SEC Commissioner Hunt Suggests Changes to Proposed Selective Disclosure Rules

Proposed Regulation FD, if adopted, "would be extremely costly to corporations and provide little benefit to investors," in the view of SEC Commissioner Isaac Hunt. Addressing the Ray Garrett, Jr. Corporate and Securities Law Institute in Chicago, Commissioner Hunt emphasized that selective disclosure is a problem the Commission needs to address immediately. However, he offered several changes that would make the rules that were proposed last December less burdensome.

Regulation FD would require SEC registrants to provide fair disclosure of material nonpublic information. If a registrant knows that it is going to disclose such information to someone such as a securities analyst, the rule would require disclosure to the public at the same time.
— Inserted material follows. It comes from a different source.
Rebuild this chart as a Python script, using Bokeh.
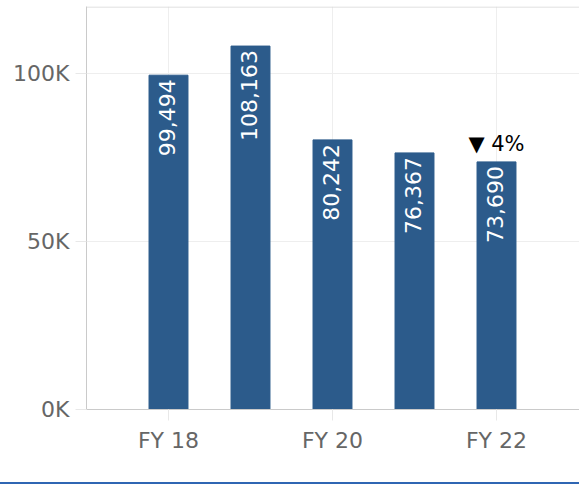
import math
from bokeh.plotting import figure
from bokeh.models import ColumnDataSource, FixedTicker, Span, Div
from bokeh.layouts import column
from bokeh.core.properties import value
from bokeh.embed import file_html
from bokeh.resources import INLINE

# ---- data ----
years = [18, 19, 20, 21, 22]
values = [99494, 108163, 80242, 76367, 73690]
x_tick_years = [18, 20, 22]
x_tick_labels = ["FY 18", "FY 20", "FY 22"]
y_ticks = [0, 50000, 100000]
y_tick_labels = ["0K", "50K", "100K"]

FONT = "DejaVu Sans"
BAR = "#2c5b8b"
GRID = "#eeeeee"
AXIS = "#cacaca"
TICKTXT = "#666666"

pct = round(abs((values[-1] - values[-2]) / values[-2] * 100))
arrow = "\u25BC" if values[-1] < values[-2] else "\u25B2"

src = ColumnDataSource(dict(x=years, top=values, label=[f"{v:,}" for v in values]))

W, H = 579, 482
left_b, top_b, bottom_b = 86, 6, 73
px_per_unit = 82.0
px_per_val = 336.0 / 100000
frame_w = W - left_b
frame_h = H - top_b - bottom_b
x0 = min(years) - 1
y_top = frame_h / px_per_val

p = figure(width=W, height=H, output_backend="svg", toolbar_location=None,
           x_range=(x0, x0 + frame_w / px_per_unit), y_range=(0, y_top),
           min_border_left=left_b, min_border_right=0, min_border_top=top_b,
           min_border_bottom=bottom_b, margin=(0, 0, 0, 0))
p.outline_line_color = None
p.background_fill_color = "white"

p.xgrid.grid_line_color = GRID
p.ygrid.grid_line_color = GRID

p.vbar(x="x", top="top", width=0.475, source=src, color=BAR)

p.text(x="x", y="top", text="label", source=src, angle=math.pi / 2,
       text_align="right", text_baseline="middle", y_offset=4, x_offset=-2,
       text_color="white", text_font=value(FONT), text_font_size="22px")

p.text(x=[years[-1]], y=[values[-1]], text=[f"{arrow} {pct}%"],
       text_align="center", text_baseline="alphabetic", y_offset=-18,
       text_color="black", text_font=value(FONT), text_font_size="21px")

p.add_layout(Span(location=y_top - 0.5 / px_per_val, dimension="width",
                  line_color="#d6d6d6", line_width=1))

p.xaxis.ticker = FixedTicker(ticks=x_tick_years)
p.xaxis.major_label_overrides = dict(zip(x_tick_years, x_tick_labels))
p.yaxis.ticker = FixedTicker(ticks=y_ticks)
p.yaxis.major_label_overrides = dict(zip(y_ticks, y_tick_labels))

for ax in (p.xaxis, p.yaxis):
    ax.axis_line_color = AXIS
    ax.major_tick_line_color = "#e8e8e8"
    ax.minor_tick_line_color = None
    ax.major_tick_in = 0
    ax.major_tick_out = 11
    ax.major_label_text_font = FONT
    ax.major_label_text_font_size = "22px"
    ax.major_label_text_color = TICKTXT
p.xaxis.major_label_standoff = 7
p.yaxis.major_label_standoff = 6

rule = Div(text="", width=W, height=2, margin=(0, 0, 0, 0),
           styles={"background-color": "#2f66b3"})

layout = column(p, rule, spacing=0)
open("out.html", "w").write(file_html(layout, INLINE))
If the registrant learns that it has unintentionally disclosed material nonpublic information, it would have to promptly (within 24 hours) make full public disclosure.

Reduction of scope

Commissioner Hunt said he would like to reduce the proposal's scope in three ways. First, he would have Regulation FD apply only to material communications that are not made in connection with an offering of securities. He said he has asked Chairman Arthur Levitt and Corporation Finance Director David Martin to schedule a series of roundtable discussions on the easing of restrictions on communications made during the offering process, which raise many more difficult questions than the traditional analyst conference call. He noted that the proposal would affect Sections 5, 11 and 12 of the Securities Act, as well as the disclosure of material nonpublic information by the issuer. For example, he asked, could the proposed safe harbor from Section 5(b) be used to circumvent the prohibition against offers during the waiting period? Why not also provide a safe harbor from Section 5(c)? Why does the proposal cover roadshows conducted by reporting companies, but not those in connection with a company's initial public offering?
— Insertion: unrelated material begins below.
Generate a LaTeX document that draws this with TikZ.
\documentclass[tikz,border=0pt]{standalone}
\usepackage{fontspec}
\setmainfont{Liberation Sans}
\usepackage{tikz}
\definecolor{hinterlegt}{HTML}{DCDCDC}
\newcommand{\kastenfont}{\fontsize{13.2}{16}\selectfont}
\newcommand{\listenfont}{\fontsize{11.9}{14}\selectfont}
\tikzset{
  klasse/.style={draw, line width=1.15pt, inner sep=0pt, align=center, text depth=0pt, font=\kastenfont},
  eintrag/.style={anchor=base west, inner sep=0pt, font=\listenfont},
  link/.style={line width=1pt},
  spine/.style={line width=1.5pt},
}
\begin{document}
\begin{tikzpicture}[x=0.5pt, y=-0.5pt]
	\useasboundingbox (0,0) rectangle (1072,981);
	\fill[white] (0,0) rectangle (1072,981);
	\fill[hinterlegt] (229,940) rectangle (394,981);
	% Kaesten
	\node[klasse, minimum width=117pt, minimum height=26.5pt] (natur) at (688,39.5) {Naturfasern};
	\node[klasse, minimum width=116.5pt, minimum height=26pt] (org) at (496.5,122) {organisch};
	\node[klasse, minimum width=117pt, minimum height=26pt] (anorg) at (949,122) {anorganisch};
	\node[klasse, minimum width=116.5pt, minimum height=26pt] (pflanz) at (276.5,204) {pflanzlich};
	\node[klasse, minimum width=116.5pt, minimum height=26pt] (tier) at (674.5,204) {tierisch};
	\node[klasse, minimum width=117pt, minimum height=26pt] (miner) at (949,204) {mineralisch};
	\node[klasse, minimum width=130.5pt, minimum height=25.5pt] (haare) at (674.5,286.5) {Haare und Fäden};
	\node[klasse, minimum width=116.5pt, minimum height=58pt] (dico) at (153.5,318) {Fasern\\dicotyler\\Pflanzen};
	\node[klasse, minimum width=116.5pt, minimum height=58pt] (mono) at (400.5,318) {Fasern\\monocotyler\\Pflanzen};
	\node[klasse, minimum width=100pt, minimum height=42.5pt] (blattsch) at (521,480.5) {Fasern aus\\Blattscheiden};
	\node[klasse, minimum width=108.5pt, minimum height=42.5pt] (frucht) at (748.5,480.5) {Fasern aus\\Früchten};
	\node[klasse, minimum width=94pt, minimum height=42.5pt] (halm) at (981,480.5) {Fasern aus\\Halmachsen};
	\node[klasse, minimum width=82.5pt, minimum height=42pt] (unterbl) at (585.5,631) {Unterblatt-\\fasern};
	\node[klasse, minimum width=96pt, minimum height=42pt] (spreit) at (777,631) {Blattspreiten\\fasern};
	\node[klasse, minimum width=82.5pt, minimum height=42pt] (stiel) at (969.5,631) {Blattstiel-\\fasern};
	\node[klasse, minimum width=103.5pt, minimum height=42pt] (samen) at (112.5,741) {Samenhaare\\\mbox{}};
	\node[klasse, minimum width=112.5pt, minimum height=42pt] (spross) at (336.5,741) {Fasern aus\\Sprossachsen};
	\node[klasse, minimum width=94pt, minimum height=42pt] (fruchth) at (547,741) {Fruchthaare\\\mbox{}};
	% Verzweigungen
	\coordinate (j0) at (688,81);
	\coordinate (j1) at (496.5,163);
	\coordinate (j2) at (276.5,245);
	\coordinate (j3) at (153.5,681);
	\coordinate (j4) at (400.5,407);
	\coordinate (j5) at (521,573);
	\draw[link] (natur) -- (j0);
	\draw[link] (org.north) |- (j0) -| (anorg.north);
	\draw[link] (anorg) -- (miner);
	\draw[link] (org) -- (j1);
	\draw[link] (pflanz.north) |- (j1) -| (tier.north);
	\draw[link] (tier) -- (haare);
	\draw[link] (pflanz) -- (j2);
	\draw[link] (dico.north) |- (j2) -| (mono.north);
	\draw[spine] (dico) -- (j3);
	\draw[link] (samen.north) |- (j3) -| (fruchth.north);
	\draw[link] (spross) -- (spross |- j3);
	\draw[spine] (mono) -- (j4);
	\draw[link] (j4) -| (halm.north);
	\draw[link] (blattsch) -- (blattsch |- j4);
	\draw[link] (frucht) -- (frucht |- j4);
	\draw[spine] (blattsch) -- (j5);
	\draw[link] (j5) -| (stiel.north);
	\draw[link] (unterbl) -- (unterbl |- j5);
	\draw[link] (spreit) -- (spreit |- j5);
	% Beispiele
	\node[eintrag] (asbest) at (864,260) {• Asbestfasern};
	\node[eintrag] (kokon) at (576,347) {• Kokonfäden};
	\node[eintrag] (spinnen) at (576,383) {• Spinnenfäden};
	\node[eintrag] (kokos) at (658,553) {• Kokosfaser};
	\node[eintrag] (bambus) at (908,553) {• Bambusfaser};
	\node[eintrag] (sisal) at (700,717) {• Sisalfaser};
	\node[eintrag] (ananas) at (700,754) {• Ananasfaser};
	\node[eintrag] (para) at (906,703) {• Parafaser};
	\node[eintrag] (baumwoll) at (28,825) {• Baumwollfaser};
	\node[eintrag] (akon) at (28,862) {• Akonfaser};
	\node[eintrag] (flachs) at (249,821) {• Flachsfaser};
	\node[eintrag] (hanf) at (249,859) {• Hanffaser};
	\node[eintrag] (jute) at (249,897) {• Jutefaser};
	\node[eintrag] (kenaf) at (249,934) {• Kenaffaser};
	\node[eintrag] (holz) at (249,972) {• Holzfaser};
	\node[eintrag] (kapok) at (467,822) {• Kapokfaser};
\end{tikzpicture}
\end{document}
Second, Commissioner Hunt would limit Regulation FD's scope to material communications made by an executive officer of the issuer and persons charged with the responsibility of either investor relations or public relations for the issuer. It is rare for other employees to have material discussions with analysts or institutional investors, so this limitation would make it easier for issuers to implement procedures for the disclosure of material nonpublic information. This also should eliminate the problem of "unintentional" disclosures, he said.

Third, Regulation FD would apply only to material communications made to analysts or institutional investors. "I believe by narrowing and better defining the scope of Regulation FD, companies will be in a better position to implement changes that would more effectively reduce selective disclosure," explained the Commissioner.

Methods and timing

His second set of changes would deal with the methods available and the timing associated with publicly disclosing material nonpublic information. The default requirement would be the filing of a Form 8-K (or Form 6-K for foreign issuers). However, Commissioner Hunt would require the filing to be made either the same business day, if the disclosures are made before or while the markets are open, or the next business day for a disclosure that is made at the close of the market.
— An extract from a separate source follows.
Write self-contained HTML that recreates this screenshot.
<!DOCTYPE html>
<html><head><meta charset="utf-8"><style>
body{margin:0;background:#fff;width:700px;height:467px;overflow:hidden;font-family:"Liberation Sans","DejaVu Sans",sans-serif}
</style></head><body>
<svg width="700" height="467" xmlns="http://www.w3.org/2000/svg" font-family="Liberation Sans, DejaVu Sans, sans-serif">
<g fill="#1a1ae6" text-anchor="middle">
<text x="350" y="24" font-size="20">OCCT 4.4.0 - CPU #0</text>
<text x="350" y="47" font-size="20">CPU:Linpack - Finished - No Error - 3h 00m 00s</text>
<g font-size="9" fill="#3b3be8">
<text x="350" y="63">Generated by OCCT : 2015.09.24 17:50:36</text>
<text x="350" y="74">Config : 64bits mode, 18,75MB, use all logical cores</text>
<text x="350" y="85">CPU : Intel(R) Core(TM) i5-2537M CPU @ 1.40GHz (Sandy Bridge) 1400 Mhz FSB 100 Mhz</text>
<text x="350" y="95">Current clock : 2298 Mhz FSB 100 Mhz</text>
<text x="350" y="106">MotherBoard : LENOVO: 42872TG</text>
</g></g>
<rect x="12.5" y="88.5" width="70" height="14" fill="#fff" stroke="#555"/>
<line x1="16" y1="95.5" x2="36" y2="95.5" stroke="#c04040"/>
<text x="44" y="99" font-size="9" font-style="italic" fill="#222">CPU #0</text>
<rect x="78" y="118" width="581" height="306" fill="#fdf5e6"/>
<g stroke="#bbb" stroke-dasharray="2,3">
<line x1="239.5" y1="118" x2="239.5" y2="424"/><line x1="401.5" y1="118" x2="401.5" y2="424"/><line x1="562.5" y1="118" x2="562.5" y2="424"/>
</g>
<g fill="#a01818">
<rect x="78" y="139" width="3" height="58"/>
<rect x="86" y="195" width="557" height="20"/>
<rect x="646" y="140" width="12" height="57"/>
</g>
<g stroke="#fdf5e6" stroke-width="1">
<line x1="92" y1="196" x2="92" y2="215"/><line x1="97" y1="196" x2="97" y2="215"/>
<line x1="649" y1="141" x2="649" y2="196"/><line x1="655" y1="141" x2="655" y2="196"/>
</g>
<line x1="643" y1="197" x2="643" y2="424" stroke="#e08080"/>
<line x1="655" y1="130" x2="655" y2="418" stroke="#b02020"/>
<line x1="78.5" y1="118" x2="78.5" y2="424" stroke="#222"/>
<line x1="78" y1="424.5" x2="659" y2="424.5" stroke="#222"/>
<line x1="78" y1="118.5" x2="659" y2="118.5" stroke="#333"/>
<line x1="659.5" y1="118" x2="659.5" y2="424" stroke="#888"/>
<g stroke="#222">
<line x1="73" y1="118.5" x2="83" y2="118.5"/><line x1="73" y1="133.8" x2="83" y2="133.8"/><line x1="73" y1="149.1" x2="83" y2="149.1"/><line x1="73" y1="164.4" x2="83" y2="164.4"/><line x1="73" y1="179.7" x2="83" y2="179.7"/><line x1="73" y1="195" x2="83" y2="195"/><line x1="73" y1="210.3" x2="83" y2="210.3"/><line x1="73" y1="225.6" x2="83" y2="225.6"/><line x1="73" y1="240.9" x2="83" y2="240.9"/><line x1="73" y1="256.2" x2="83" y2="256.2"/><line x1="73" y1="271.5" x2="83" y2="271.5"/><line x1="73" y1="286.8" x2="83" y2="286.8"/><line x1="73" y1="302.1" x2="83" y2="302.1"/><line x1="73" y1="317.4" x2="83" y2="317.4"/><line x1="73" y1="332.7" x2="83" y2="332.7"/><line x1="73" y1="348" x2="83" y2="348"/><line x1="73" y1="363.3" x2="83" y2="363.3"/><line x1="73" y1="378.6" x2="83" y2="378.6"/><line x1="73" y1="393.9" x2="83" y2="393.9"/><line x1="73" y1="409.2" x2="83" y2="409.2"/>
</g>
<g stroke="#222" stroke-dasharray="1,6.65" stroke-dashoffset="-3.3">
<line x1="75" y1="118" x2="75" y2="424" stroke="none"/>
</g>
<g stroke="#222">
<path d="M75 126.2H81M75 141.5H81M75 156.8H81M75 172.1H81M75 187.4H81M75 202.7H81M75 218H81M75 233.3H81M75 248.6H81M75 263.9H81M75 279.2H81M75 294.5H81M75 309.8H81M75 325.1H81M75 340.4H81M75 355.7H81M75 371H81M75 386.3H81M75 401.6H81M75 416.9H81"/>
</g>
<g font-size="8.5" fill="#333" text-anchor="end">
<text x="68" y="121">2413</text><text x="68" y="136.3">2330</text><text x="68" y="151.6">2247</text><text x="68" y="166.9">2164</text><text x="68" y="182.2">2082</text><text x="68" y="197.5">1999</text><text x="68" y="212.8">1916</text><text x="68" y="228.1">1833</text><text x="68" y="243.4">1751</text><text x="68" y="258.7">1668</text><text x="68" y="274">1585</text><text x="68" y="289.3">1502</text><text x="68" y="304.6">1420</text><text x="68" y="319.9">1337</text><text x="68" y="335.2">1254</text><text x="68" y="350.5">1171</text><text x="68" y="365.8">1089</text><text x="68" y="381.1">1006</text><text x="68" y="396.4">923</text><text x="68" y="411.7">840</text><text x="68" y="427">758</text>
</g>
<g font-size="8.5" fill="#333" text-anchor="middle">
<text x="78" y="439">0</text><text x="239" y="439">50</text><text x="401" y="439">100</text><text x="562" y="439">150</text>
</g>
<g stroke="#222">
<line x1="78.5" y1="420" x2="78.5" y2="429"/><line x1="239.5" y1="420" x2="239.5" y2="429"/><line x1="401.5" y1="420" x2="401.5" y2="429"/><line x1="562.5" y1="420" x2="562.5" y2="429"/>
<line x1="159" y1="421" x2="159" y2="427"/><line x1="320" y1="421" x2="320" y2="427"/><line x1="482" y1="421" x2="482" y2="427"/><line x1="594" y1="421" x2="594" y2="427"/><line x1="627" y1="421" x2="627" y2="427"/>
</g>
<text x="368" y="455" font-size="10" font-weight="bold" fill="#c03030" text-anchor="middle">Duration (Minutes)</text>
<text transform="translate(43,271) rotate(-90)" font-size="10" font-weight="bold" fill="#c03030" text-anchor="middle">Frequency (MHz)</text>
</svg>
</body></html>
Next, he would allow a company to make public disclosure by submitting the material information to the SEC within two business days, provided that the analysts or institutional investors to whom it is first disclosed agree to keep the data confidential for the earlier or two business days or until it has been submitted to the SEC. This would allow companies to continue to have one-on-one discussions with their analysts and institutional investors, subject to an embargo until the information can be made public, for the protection of small investors. While submitted through EDGAR and available to the general public, the information would not be "filed" with the SEC, thereby avoiding liability under the Securities Act or under Section 18 of the Exchange Act. The only liability would be under Rule 10b-5.

Commissioner Hunt's final suggestion was that a company could make public disclosure by allowing access to a conference call or presentation through its web site or through a toll-free telephone number, but only if a transcript or summary of the material information disclosed is submitted to the SEC within two business days. This would ensure disclosure to small investors who may not receive effective notice of a conference call, particularly if one that is not regularly scheduled.

Commissioner Hunt concluded by asking his audience to help find solutions to the tough problem of selective disclosure that will "first, do no harm."